Все эти редукции, отличающиеся друг от друга в новых, еще ждущих своего определения смыслах, полезны во всех открывающихся здесь аналитических исследованиях. Их, однако, невозможно осуществлять по отдельности, они всегда должны идти рука об руку с новыми рефлексивными операциями. Тогда действительно открывается сложное, широкое, многоступенчатое поле чистого сознания, [если все это вообще является «сознанием»].
Теперь еще пара более мелких проблем, с которыми я хочу разделаться в нескольких предложениях: Гуссерль постулирует, что трансцендентальная редукция должна быть применена к различным наукам. Вполне ясно, что естествознание не может быть принято как предпосылка и что то же относится и к математике. Но Гуссерль идет дальше и говорит, что в качестве предпосылки нельзя принимать и логику, mathesis universalis. Вы знаете, что у Гуссерля логика и формальная онтология — это, так сказать, два отражения, которые строго друг другу соответствуют. Следовательно, «редукции» подлежит не только логика в сфере предложений, смыслов, в языке, но, так или иначе, и формальная структура мира как таковая.
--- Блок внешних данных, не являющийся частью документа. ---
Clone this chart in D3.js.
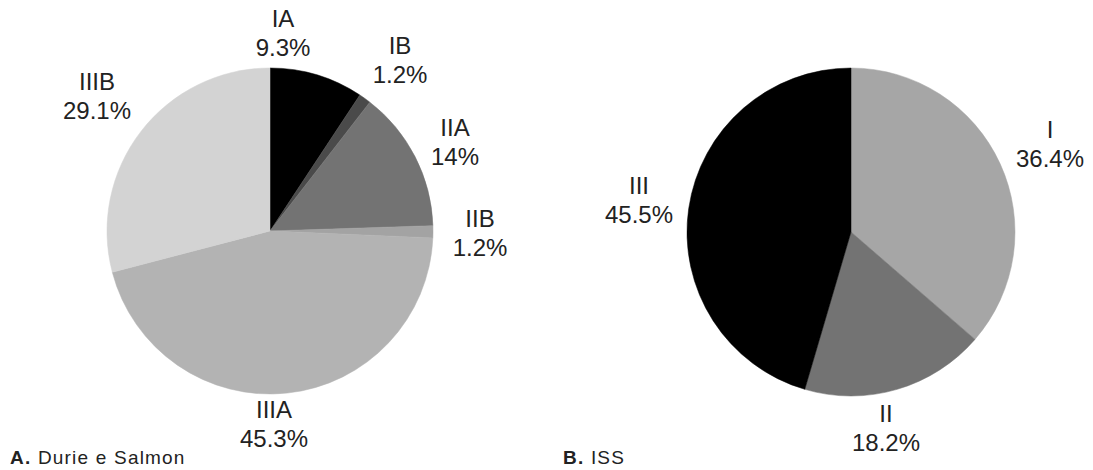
<!DOCTYPE html>
<html>
<head>
<meta charset="utf-8">
<script src="https://cdn.jsdelivr.net/npm/d3@7"></script>
<style>
  html, body { margin: 0; padding: 0; background: #fff; }
  svg { display: block; }
  text { font-family: "Liberation Sans", Arial, sans-serif; fill: #222; }
</style>
</head>
<body>
<svg id="chart" width="1093" height="470"></svg>
<script>
// Durie–Salmon staging
const dsStages = ["IA", "IB", "IIA", "IIB", "IIIA", "IIIB"];
const dsValues = [9.3, 1.2, 14, 1.2, 45.3, 29.1];
const dsColors = ["#000000", "#4a4a4a", "#737373", "#a3a3a3", "#b3b3b3", "#d3d3d3"];
// label anchor points (first baseline), relative to the pie centre
const dsLabelPos = [[13, -204], [130, -177], [185, -95], [210, -4], [4, 187], [-173, -141]];

// ISS staging
const issStages = ["I", "II", "III"];
const issValues = [36.4, 18.2, 45.5];
const issColors = ["#a6a6a6", "#737373", "#000000"];
const issLabelPos = [[199, -94], [35, 190], [-212, -38]];

const svg = d3.select("#chart");
const pie = d3.pie().sort(null).value(d => d.value);

function drawPie(cx, cy, r, stages, values, colors, labelPos) {
  const data = stages.map((s, i) => ({ stage: s, value: values[i], color: colors[i], pos: labelPos[i] }));
  const arc = d3.arc().innerRadius(0).outerRadius(r);
  const g = svg.append("g").attr("transform", `translate(${cx},${cy})`);
  g.selectAll("path")
    .data(pie(data))
    .join("path")
    .attr("d", arc)
    .attr("fill", d => d.data.color)
    .attr("stroke", d => d.data.color)
    .attr("stroke-width", 0.5);

  const lab = g.selectAll("text.lab")
    .data(data)
    .join("text")
    .attr("class", "lab")
    .attr("text-anchor", "middle")
    .attr("font-size", 24)
    .attr("transform", d => `translate(${d.pos[0]},${d.pos[1]})`);
  lab.append("tspan").attr("x", 0).attr("dy", 0).text(d => d.stage);
  lab.append("tspan").attr("x", 0).attr("dy", 29).text(d => d.value + "%");
}

drawPie(270, 231, 163, dsStages, dsValues, dsColors, dsLabelPos);
drawPie(851, 232, 164, issStages, issValues, issColors, issLabelPos);

// panel captions
function caption(x, letter, title) {
  const t = svg.append("text").attr("x", x).attr("y", 464)
    .attr("font-size", 19).attr("letter-spacing", 1.2);
  t.append("tspan").attr("font-weight", "bold").text(letter + ".");
  t.append("tspan").text(" " + title);
}
caption(10, "A", "Durie e Salmon");
caption(563, "B", "ISS");
</script>
</body>
</html>
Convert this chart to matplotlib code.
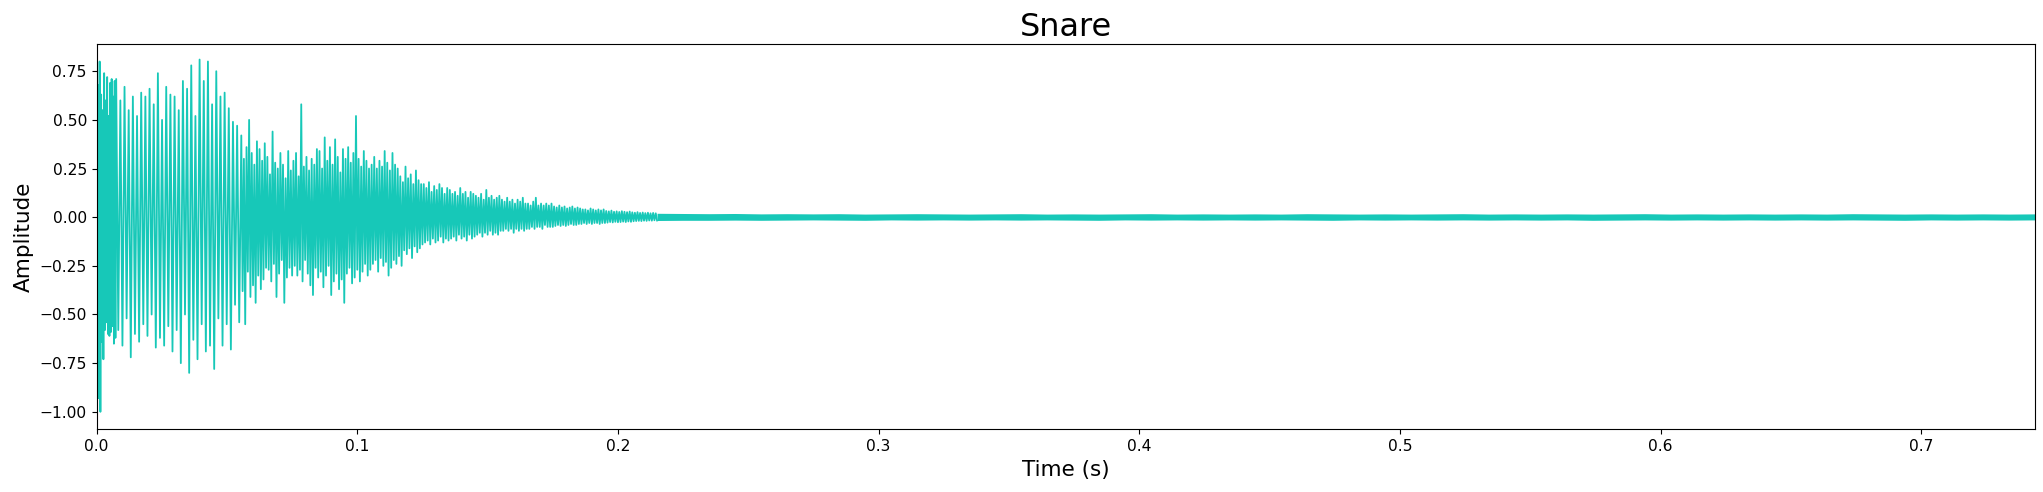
import numpy as np
import matplotlib
matplotlib.use("Agg")
import matplotlib.pyplot as plt

# waveform, split in parts with their own sample step
seg_bounds = [0.0, 0.0075, 0.0555, 0.2155, 0.7435]

# first hit: dense and full-scale
hit_vals = [0.31, -0.35, 0.68, -0.93, 0.80, -1.00, 0.63, -0.64, 0.55, -0.73,
            0.74, -0.58, 0.60, -0.54, 0.72, -0.60, 0.52, -0.61, 0.69, -0.59,
            0.71, -0.56, 0.62, -0.65, 0.70, -0.62]

# tonal part: one row per visible cycle (top, wiggle, wiggle, bottom)
tone_vals = [0.71, -0.58, 0.60, -0.66,
             0.67, -0.52, 0.55, -0.72,
             0.62, -0.60, 0.52, -0.64,
             0.64, -0.55, 0.62, -0.61,
             0.66, -0.50, 0.58, -0.67,
             0.74, -0.62, 0.50, -0.66,
             0.67, -0.56, 0.63, -0.69,
             0.62, -0.58, 0.55, -0.75,
             0.70, -0.50, 0.66, -0.80,
             0.78, -0.63, 0.52, -0.73,
             0.81, -0.55, 0.70, -0.69,
             0.80, -0.66, 0.58, -0.78,
             0.75, -0.52, 0.62, -0.66,
             0.64, -0.55, 0.56, -0.68,
             0.49, -0.45, 0.47, -0.54]

# noisy decay, one row per 10 ms
noise_vals = [
    0.42, -0.38, 0.30, -0.55, 0.36, -0.28, 0.50, -0.41, 0.33, -0.35, 0.27, -0.44, 0.39, -0.30, 0.35, -0.37, 0.29, -0.32, 0.38, -0.26,
    0.31, -0.27, 0.22, -0.33, 0.44, -0.24, 0.28, -0.41, 0.25, -0.29, 0.33, -0.22, 0.27, -0.44, 0.20, -0.31, 0.34, -0.26, 0.24, -0.30,
    0.29, -0.25, 0.33, -0.30, 0.21, -0.27, 0.58, -0.33, 0.26, -0.22, 0.31, -0.29, 0.24, -0.35, 0.30, -0.40, 0.27, -0.26, 0.35, -0.31,
    0.34, -0.28, 0.25, -0.36, 0.41, -0.30, 0.29, -0.25, 0.36, -0.40, 0.27, -0.33, 0.40, -0.29, 0.31, -0.37, 0.23, -0.32, 0.35, -0.44,
    0.30, -0.29, 0.36, -0.26, 0.28, -0.34, 0.33, -0.31, 0.52, -0.27, 0.30, -0.33, 0.26, -0.28, 0.34, -0.24, 0.29, -0.30, 0.25, -0.27,
    0.27, -0.24, 0.31, -0.22, 0.25, -0.28, 0.29, -0.21, 0.26, -0.25, 0.34, -0.23, 0.28, -0.30, 0.24, -0.26, 0.33, -0.22, 0.27, -0.24,
    0.25, -0.20, 0.21, -0.25, 0.18, -0.17, 0.26, -0.19, 0.20, -0.16, 0.22, -0.21, 0.17, -0.15, 0.24, -0.18, 0.19, -0.16, 0.17, -0.14,
    0.17, -0.13, 0.15, -0.12, 0.18, -0.14, 0.13, -0.11, 0.16, -0.13, 0.14, -0.12, 0.17, -0.10, 0.15, -0.13, 0.12, -0.11, 0.15, -0.12,
    0.14, -0.11, 0.12, -0.10, 0.13, -0.12, 0.11, -0.09, 0.15, -0.11, 0.12, -0.10, 0.13, -0.12, 0.10, -0.09, 0.13, -0.11, 0.12, -0.10,
    0.11, -0.09, 0.10, -0.08, 0.12, -0.10, 0.09, -0.08, 0.14, -0.09, 0.10, -0.07, 0.11, -0.09, 0.09, -0.08, 0.10, -0.09, 0.11, -0.07,
    0.09, -0.07, 0.08, -0.06, 0.10, -0.07, 0.08, -0.06, 0.09, -0.08, 0.07, -0.06, 0.09, -0.07, 0.08, -0.06, 0.10, -0.07, 0.07, -0.06,
    0.07, -0.06, 0.06, -0.05, 0.08, -0.06, 0.10, -0.05, 0.06, -0.05, 0.07, -0.06, 0.06, -0.04, 0.07, -0.05, 0.06, -0.05, 0.07, -0.05,
    0.055, -0.045, 0.05, -0.04, 0.06, -0.045, 0.05, -0.04, 0.055, -0.045, 0.045, -0.04, 0.05, -0.035, 0.055, -0.04, 0.045, -0.04, 0.05, -0.035,
    0.045, -0.035, 0.04, -0.03, 0.04, -0.035, 0.035, -0.03, 0.045, -0.035, 0.04, -0.03, 0.035, -0.03, 0.04, -0.035, 0.035, -0.03, 0.04, -0.03,
    0.032, -0.028, 0.03, -0.025, 0.034, -0.027, 0.028, -0.024, 0.03, -0.026, 0.027, -0.025, 0.031, -0.023, 0.028, -0.025, 0.026, -0.022, 0.029, -0.024,
    0.025, -0.021, 0.023, -0.02, 0.026, -0.019, 0.022, -0.02, 0.024, -0.018, 0.021, -0.019, 0.023, -0.017, 0.02, -0.018, 0.022, -0.016, 0.02, -0.017,
]

# residual noise floor, upper / lower edge every 10 ms
tail_hi = [0.020, 0.019, 0.018, 0.019, 0.017, 0.018, 0.017, 0.018, 0.016,
           0.017, 0.018, 0.017, 0.016, 0.017, 0.018, 0.016, 0.017, 0.016,
           0.017, 0.018, 0.016, 0.017, 0.016, 0.017, 0.016, 0.018, 0.017,
           0.016, 0.017, 0.016, 0.017, 0.018, 0.016, 0.017, 0.016, 0.017,
           0.016, 0.017, 0.018, 0.016, 0.017, 0.016, 0.017, 0.016, 0.017,
           0.016, 0.018, 0.017, 0.016, 0.017, 0.016, 0.017, 0.016, 0.017]
tail_lo = [-0.017, -0.016, -0.016, -0.015, -0.016, -0.015, -0.014, -0.015, -0.016,
           -0.014, -0.015, -0.014, -0.015, -0.014, -0.015, -0.014, -0.015, -0.016,
           -0.014, -0.015, -0.014, -0.015, -0.014, -0.015, -0.014, -0.015, -0.016,
           -0.014, -0.015, -0.014, -0.015, -0.014, -0.015, -0.014, -0.015, -0.014,
           -0.016, -0.015, -0.014, -0.015, -0.014, -0.015, -0.014, -0.015, -0.014,
           -0.015, -0.014, -0.015, -0.016, -0.014, -0.015, -0.014, -0.015, -0.014]

COLOR = "#17c8b8"

parts = [hit_vals, tone_vals, noise_vals]
t_line = np.concatenate([np.linspace(seg_bounds[i], seg_bounds[i + 1], len(p), endpoint=False)
                         for i, p in enumerate(parts)])
y_line = np.concatenate([np.asarray(p) for p in parts])
# the noise floor band picks up where the drawn line stops
t_tail = np.linspace(t_line[-1], seg_bounds[4], len(tail_hi))

fig = plt.figure(figsize=(20.43, 4.92), dpi=100)
ax = fig.add_axes([0.0473, 0.1274, 0.9486, 0.7832])
ax.plot(t_line, y_line, color=COLOR, linewidth=1.3)
ax.fill_between(t_tail, tail_lo, tail_hi, color=COLOR, linewidth=0)

ax.set_xlim(seg_bounds[0], seg_bounds[-1])
ax.set_ylim(-1.09, 0.89)
ax.set_title("Snare", fontsize=23)
ax.set_xlabel("Time (s)", fontsize=15.5)
ax.set_ylabel("Amplitude", fontsize=15.5)
ax.tick_params(labelsize=11.2)

fig.savefig("out.png", dpi=100)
В первую очередь здесь встает вопрос о логике. Если мы спросим, что создает строгую науку, то прежде всего нужно упомянуть следующее: разумеется, ее создает правильно проведенный опыт, интерпретация опыта и, кроме того, различные мыслительные операции, логические операции, такие, как выведение умозаключений, сравнение и т.д. Все эта я должен «редуцировать». Что значит «редуцировать»? Это значит, что я воздерживаюсь от применения логических законов. Я должен занять такую позицию, где я могу спросить себя: является ли вся логика истинной или ложной? Верна она или же она просто фантазм сумасшедшего, выдумавшего себе такую вот логику? Если я не могу этого решить, то спрашивается: могу я построить какую-то науку, не осуществляя никаких логических операций? Гуссерль, естественно, осуществлял множество таких операций, иначе он не смог бы писать книги. Он должен был следить за тем, чтобы не повторяться, чтобы все развивалось последовательно, чтобы в целом господствовал логический порядок и т.д. Гуссерль в этой связи говорит: то, что для нас по-настоящему важно, — это всего лишь логические аксиомы, а не вся логика и ее сложные операции. Потому что феноменология должна быть исключительно дескриптивной наукой, ей нет нужды строить умозаключения, да она и не должна их строить — она должна описывать. То, что нам здесь нужно, — это, конечно, логические аксиомы, например, закон противоречия. Этот принцип может быть понят или логически, или онтологически. Как известно, уже у Аристотеля имелись эти различные истолкования. Гуссерль говорит: все это очень просто, аксиома интуитивно очевидна. На каком-нибудь примере мы каждый раз можем заново с очевидностью усмотреть, сделать интуитивно ясной ее значимость. И тогда логическая аксиома не просто чисто мысленно полагается, тогда мы делаем непосредственно данной соответствующую бытийную связь, например, взаимно исключающие, противоречащие положения дел. Таков ответ Гуссерля. Итак, вполне возможно развивать феноменологию как дескриптивную науку, нужно лишь следить за тем, чтобы не возникало никаких противоречий. И если они начинают нам угрожать, то следует снова сделать наглядным соответствующий принцип и усмотреть его на примере индивидуального случая.